États-Unis : Le mouvement syndical au bord du précipice

Livre : Des syndicats domestiqués. Répression patronale et résistance syndicale aux Etats-Unis

L’idéologie néolibérale a vu le jour aux États-Unis et a pu s’y développer et se répandre dans le monde à cause de la faiblesse du mouvement syndical américain. C’est la thèse de Rick Fantasia et Kim Voss dans leur excellent petit ouvrage qui vient d’être traduit en français sous le titre Des syndicats domestiqués, Répression patronale et résistance syndicale aux États-Unis.

Les auteurs expliquent les racines historiques de la faiblesse actuelle du mouvement syndical américain – à peine 14 % de la main-d’œuvre est syndiquée – mais aussi structurelles. Presque un tiers de la main-d’œuvre, expliquent-ils, est employé temporairement, en leasing, en sous-traitance, à temps partiel ou à son compte.

Dans l’introduction, ils soulignent l’importance mondiale du mouvement syndical américain.

« La presse et l’imaginaire populaire américains considèrent que les États-Unis sont supérieurs à l’Europe de l’Ouest dans un certain nombre de domaines : les Américains, dit-on, possèdent le niveau de vie le plus élevé du monde, ont droit aux soins médicaux les meilleurs, fournissent le travail le plus productif, et ainsi de suite. De telles affirmations ont pour but de promouvoir le néolibéralisme américain et de l’ériger en modèle pour le reste du monde.

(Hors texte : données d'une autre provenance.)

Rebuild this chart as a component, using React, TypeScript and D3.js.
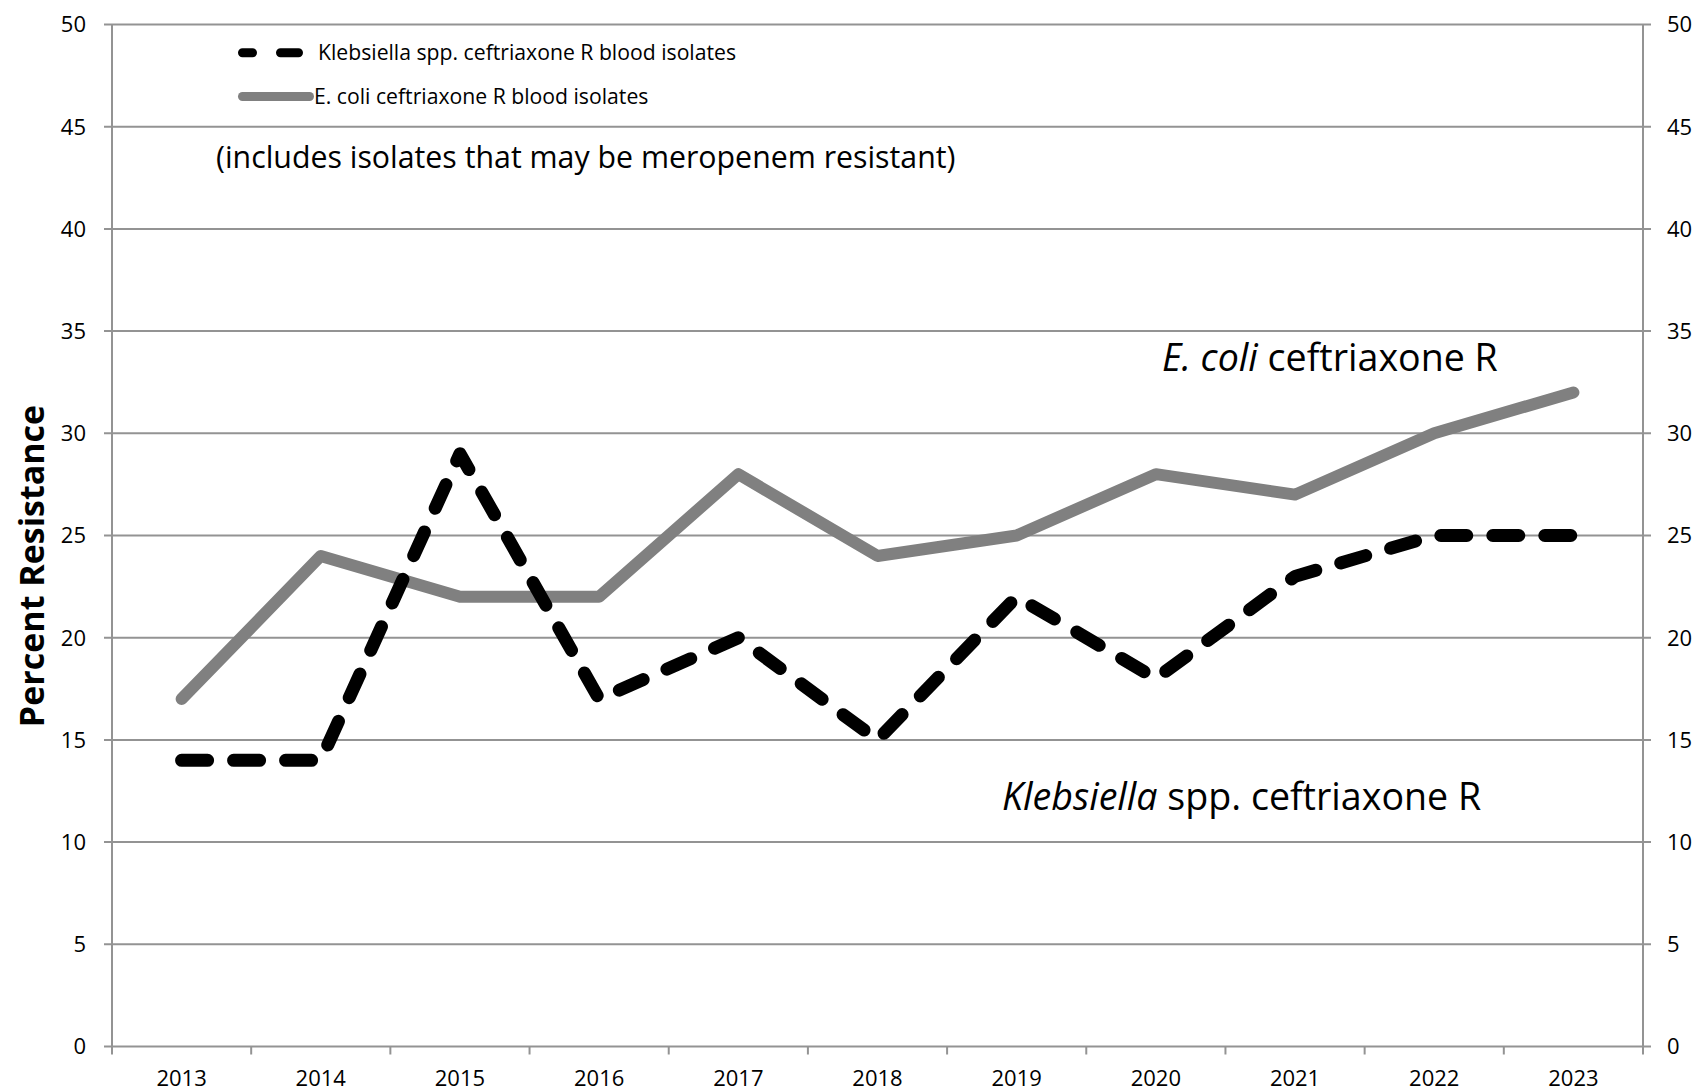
import React from "react";
import * as d3 from "d3";

const years = ["2013", "2014", "2015", "2016", "2017", "2018", "2019", "2020", "2021", "2022", "2023"];
const klebsiella = [14, 14, 29, 17, 20, 15, 22, 18, 23, 25, 25];
const ecoli = [17, 24, 22, 22, 28, 24, 25, 28, 27, 30, 32];
const yTicks = [0, 5, 10, 15, 20, 25, 30, 35, 40, 45, 50];
const legendLabels = ["Klebsiella spp. ceftriaxone R blood isolates", "E. coli ceftriaxone R blood isolates"];

const W = 1698;
const H = 1092;
const left = 112;
const right = 1643;
const top = 24.5;
const bottom = 1046.5;
const FONT = "'Open Sans', 'DejaVu Sans', sans-serif";
const GRID = "#939393";

export default function App() {
  const xBand = d3.scaleBand<string>().domain(years).range([left, right]).paddingInner(0).paddingOuter(0);
  const x = (yr: string) => (xBand(yr) as number) + xBand.bandwidth() / 2;
  const y = d3.scaleLinear().domain([0, 50]).range([bottom, top]);

  const line = d3
    .line<number>()
    .x((_, i) => x(years[i]))
    .y((d) => y(d));

  const boundaries = years.map((yr) => xBand(yr) as number).concat([right]);

  return (
    <svg
      width={W}
      height={H}
      style={{ position: "absolute", left: 0, top: 0, background: "#fff" }}
      fontFamily={FONT}
    >
      <rect x={0} y={0} width={W} height={H} fill="#fff" />
      {/* gridlines */}
      {yTicks.map((t) => (
        <line key={"g" + t} x1={left - 8} x2={right + 8} y1={y(t)} y2={y(t)} stroke={GRID} strokeWidth={2} />
      ))}
      {/* axes */}
      <line x1={left} x2={left} y1={top} y2={bottom} stroke={GRID} strokeWidth={2} />
      <line x1={right} x2={right} y1={top} y2={bottom} stroke={GRID} strokeWidth={2} />
      {boundaries.map((bx, i) => (
        <line key={"xt" + i} x1={bx} x2={bx} y1={bottom} y2={bottom + 8} stroke={GRID} strokeWidth={2} />
      ))}
      {/* y tick labels */}
      {yTicks.map((t) => (
        <text key={"yl" + t} x={86} y={y(t)} dy="0.36em" textAnchor="end" fontSize={22} fill="#000">
          {t}
        </text>
      ))}
      {yTicks.map((t) => (
        <text key={"yr" + t} x={1667} y={y(t)} dy="0.36em" textAnchor="start" fontSize={22} fill="#000">
          {t}
        </text>
      ))}
      {/* x tick labels */}
      {years.map((yr) => (
        <text key={"xl" + yr} x={x(yr)} y={1086} textAnchor="middle" fontSize={22} fill="#000">
          {yr}
        </text>
      ))}
      {/* y axis title */}
      <text
        transform={`translate(43.5, 566) rotate(-90)`}
        textAnchor="middle"
        fontSize={34}
        fontWeight="bold"
        fill="#000"
      >
        Percent Resistance
      </text>
      {/* series */}
      <path
        d={line(ecoli) || ""}
        fill="none"
        stroke="#808080"
        strokeWidth={12}
        strokeLinecap="round"
        strokeLinejoin="round"
      />
      <path
        d={line(klebsiella) || ""}
        fill="none"
        stroke="#000"
        strokeWidth={13}
        strokeDasharray="26 26"
        strokeLinecap="round"
        strokeLinejoin="round"
      />
      {/* legend */}
      <line
        x1={242.5}
        x2={309.5}
        y1={52.7}
        y2={52.7}
        stroke="#000"
        strokeWidth={9}
        strokeLinecap="round"
        strokeDasharray="10 28 18 100"
      />
      <text x={318} y={52.7} dy="0.36em" fontSize={21.2} fill="#000">
        {legendLabels[0]}
      </text>
      <line x1={242.5} x2={309.5} y1={96.5} y2={96.5} stroke="#808080" strokeWidth={9} strokeLinecap="round" />
      <text x={314} y={96.5} dy="0.36em" fontSize={21.2} fill="#000">
        {legendLabels[1]}
      </text>
      {/* annotations */}
      <text x={216} y={168} fontSize={30.3} fill="#000">
        (includes isolates that may be meropenem resistant)
      </text>
      <text x={1162} y={371} fontSize={37.6} fill="#000">
        <tspan fontStyle="italic">E. coli</tspan> ceftriaxone R
      </text>
      <text x={1002} y={810} fontSize={37.6} fill="#000">
        <tspan fontStyle="italic">Klebsiella</tspan> spp. ceftriaxone R
      </text>
    </svg>
  );
}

« Elles sont pourtant, en grande partie, fondées sur des illusions. En fait, ce qui distingue réellement les États-Unis de l’Europe de l’Ouest n’est ni le marché de l’emploi florissant ni la haute productivité souvent cités mais, au contraire, l’absence de protection sociale (sécurité sociale, garde des enfants, congés parentaux payés, etc.), le surmenage et une scandaleuse inégalité constitués en normes.

« Ces aspects réels et spécifiques de la société américaine sont aussi et surtout le résultat de la faiblesse historique du syndicalisme qui s’est cristallisé, depuis la Seconde Guerre mondiale, en une série d’organisations fermées, regroupant des travailleurs syndiqués pour des raisons corporatistes, et non pas un large mouvement représentant la classe ouvrière dans son ensemble.

« C’est cette faiblesse qui explique l’émergence du néolibéralisme comme discours politique dominant et qui a permis au capitalisme américain de s’imposer au reste du monde. Dans l’utopie néolibérale, il n’y a pas de place pour les syndicats et la survie d’un mouvement syndical aux États-Unis est devenue un réel et grave problème. Comme le capitalisme et le syndicalisme américain sont liés par une relation de dépendance mutuelle, la tentative même de destruction des seconds par le premier a produit une extraordinaire contre-offensive qui ouvre un univers de nouvelles possibilités sociales. Les enjeux sont donc immenses, et ce, pas seulement pour la société américaine, mais aussi pour le reste du monde. »

Cette vision pessimiste est tempérée par les importants mouvements de syndicalisation dans le secteur des services qui ont eu lieu ces dernières années à Los Angeles et Las Vegas et dont les auteurs décrivent les péripéties. Cela les amène à poser la question essentielle : « Il ne fait aucun doute que quelque chose d’important se passe aux États-Unis et qu’il faut s’y intéresser. S’agit-il cependant du réveil du mouvement syndical après un long sommeil ou du dernier sursaut d’un dinosaure sur le point de disparaître ? »

Rick Fantasia et Kim Voss, Des syndicats domestiqués. Répression patronale et résistance syndicale aux Etats-Unis. Éditions Raisons d’agir. 2003. 175 pages.